Exclude pictures. Extract exactly the lines from the one that contains "Convert this chart to matplotlib code." down to the one that contains "labelsize=15.5, pad=11.5)", both included.

--- Start of RECORDED DATA ---

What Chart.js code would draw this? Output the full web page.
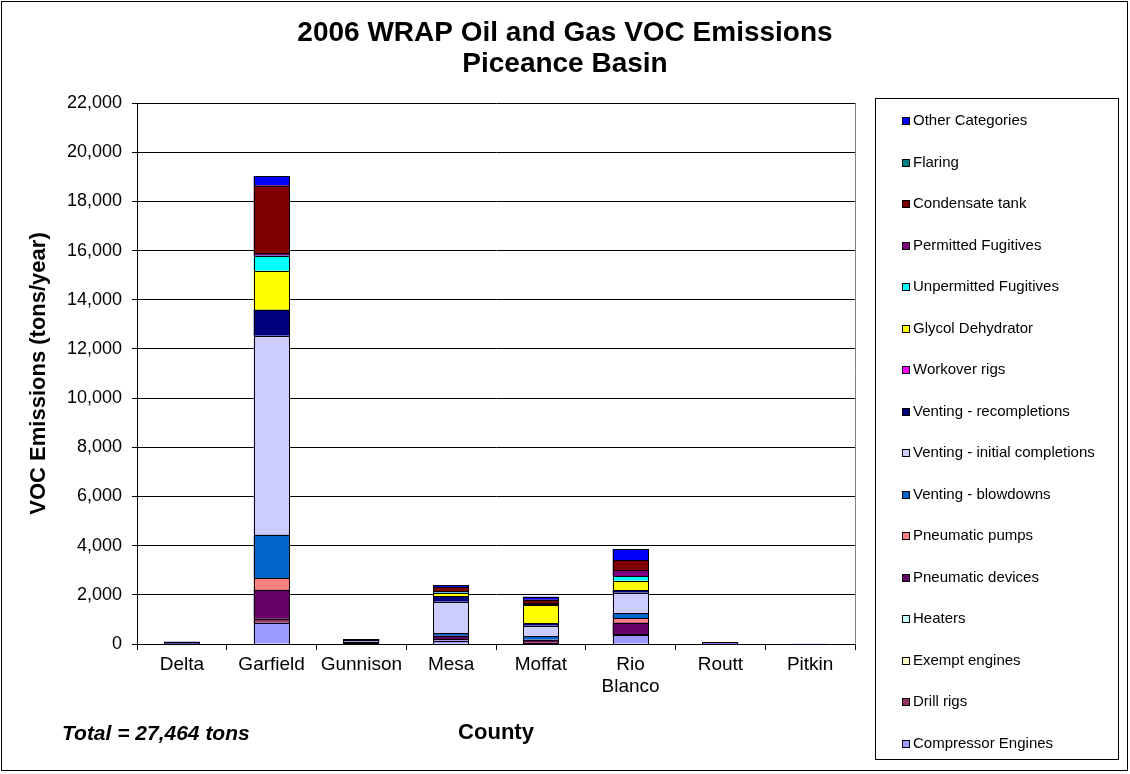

--- End of RECORDED DATA ---
--- Start of RECORDED DATA ---

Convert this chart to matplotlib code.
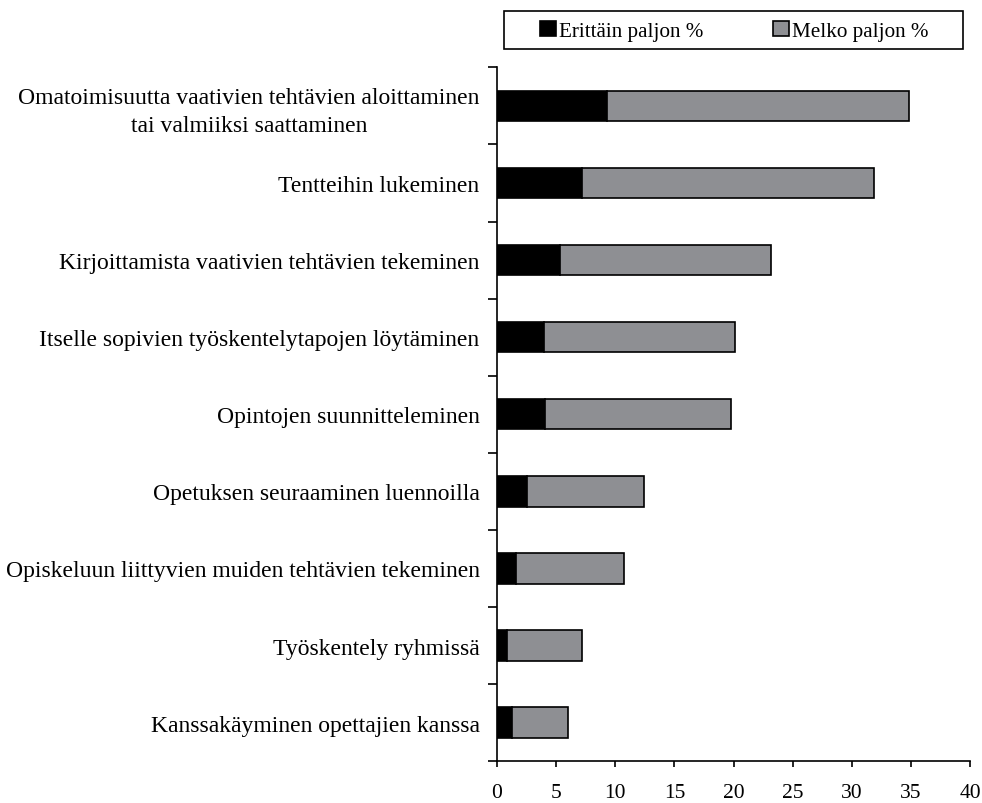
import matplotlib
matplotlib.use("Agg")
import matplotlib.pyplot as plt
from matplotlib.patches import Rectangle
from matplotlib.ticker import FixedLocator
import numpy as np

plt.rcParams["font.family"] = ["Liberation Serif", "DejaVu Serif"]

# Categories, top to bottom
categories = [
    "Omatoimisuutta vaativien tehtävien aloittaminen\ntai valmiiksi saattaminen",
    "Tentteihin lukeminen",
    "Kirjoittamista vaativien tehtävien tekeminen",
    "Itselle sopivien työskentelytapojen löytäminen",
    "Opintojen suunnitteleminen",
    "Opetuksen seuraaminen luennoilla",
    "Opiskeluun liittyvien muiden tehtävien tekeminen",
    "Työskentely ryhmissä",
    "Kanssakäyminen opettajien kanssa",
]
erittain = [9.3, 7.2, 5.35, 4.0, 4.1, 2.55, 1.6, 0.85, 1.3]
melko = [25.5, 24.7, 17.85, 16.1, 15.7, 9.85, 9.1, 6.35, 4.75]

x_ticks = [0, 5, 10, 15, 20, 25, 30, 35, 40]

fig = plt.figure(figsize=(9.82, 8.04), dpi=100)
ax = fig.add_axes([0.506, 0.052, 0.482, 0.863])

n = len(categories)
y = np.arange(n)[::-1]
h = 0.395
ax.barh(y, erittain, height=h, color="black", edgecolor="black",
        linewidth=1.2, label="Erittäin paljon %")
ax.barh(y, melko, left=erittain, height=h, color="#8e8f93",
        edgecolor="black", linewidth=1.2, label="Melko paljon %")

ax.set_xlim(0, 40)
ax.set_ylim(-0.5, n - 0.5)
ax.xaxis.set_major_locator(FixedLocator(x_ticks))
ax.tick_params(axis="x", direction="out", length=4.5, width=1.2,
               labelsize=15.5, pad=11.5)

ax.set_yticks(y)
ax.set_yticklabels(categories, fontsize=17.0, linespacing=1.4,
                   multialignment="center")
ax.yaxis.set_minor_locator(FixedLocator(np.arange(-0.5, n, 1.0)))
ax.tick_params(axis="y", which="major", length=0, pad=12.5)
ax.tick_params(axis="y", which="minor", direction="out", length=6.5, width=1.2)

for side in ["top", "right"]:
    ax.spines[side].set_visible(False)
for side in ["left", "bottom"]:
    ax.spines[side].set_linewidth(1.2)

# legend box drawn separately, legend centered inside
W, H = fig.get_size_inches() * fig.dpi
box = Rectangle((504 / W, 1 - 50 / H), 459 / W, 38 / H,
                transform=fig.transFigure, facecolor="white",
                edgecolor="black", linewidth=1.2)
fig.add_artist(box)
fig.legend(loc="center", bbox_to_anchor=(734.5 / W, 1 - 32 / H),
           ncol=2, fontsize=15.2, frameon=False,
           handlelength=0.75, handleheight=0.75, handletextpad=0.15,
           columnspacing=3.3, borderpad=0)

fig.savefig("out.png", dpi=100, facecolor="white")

--- End of RECORDED DATA ---

▶ **OUTPUT OF THE TASK**
Convert this chart to matplotlib code.
import matplotlib
matplotlib.use("Agg")
import matplotlib.pyplot as plt
from matplotlib.patches import Rectangle
from matplotlib.ticker import FixedLocator
import numpy as np

plt.rcParams["font.family"] = ["Liberation Serif", "DejaVu Serif"]

# Categories, top to bottom
categories = [
    "Omatoimisuutta vaativien tehtävien aloittaminen\ntai valmiiksi saattaminen",
    "Tentteihin lukeminen",
    "Kirjoittamista vaativien tehtävien tekeminen",
    "Itselle sopivien työskentelytapojen löytäminen",
    "Opintojen suunnitteleminen",
    "Opetuksen seuraaminen luennoilla",
    "Opiskeluun liittyvien muiden tehtävien tekeminen",
    "Työskentely ryhmissä",
    "Kanssakäyminen opettajien kanssa",
]
erittain = [9.3, 7.2, 5.35, 4.0, 4.1, 2.55, 1.6, 0.85, 1.3]
melko = [25.5, 24.7, 17.85, 16.1, 15.7, 9.85, 9.1, 6.35, 4.75]

x_ticks = [0, 5, 10, 15, 20, 25, 30, 35, 40]

fig = plt.figure(figsize=(9.82, 8.04), dpi=100)
ax = fig.add_axes([0.506, 0.052, 0.482, 0.863])

n = len(categories)
y = np.arange(n)[::-1]
h = 0.395
ax.barh(y, erittain, height=h, color="black", edgecolor="black",
        linewidth=1.2, label="Erittäin paljon %")
ax.barh(y, melko, left=erittain, height=h, color="#8e8f93",
        edgecolor="black", linewidth=1.2, label="Melko paljon %")

ax.set_xlim(0, 40)
ax.set_ylim(-0.5, n - 0.5)
ax.xaxis.set_major_locator(FixedLocator(x_ticks))
ax.tick_params(axis="x", direction="out", length=4.5, width=1.2,
               labelsize=15.5, pad=11.5)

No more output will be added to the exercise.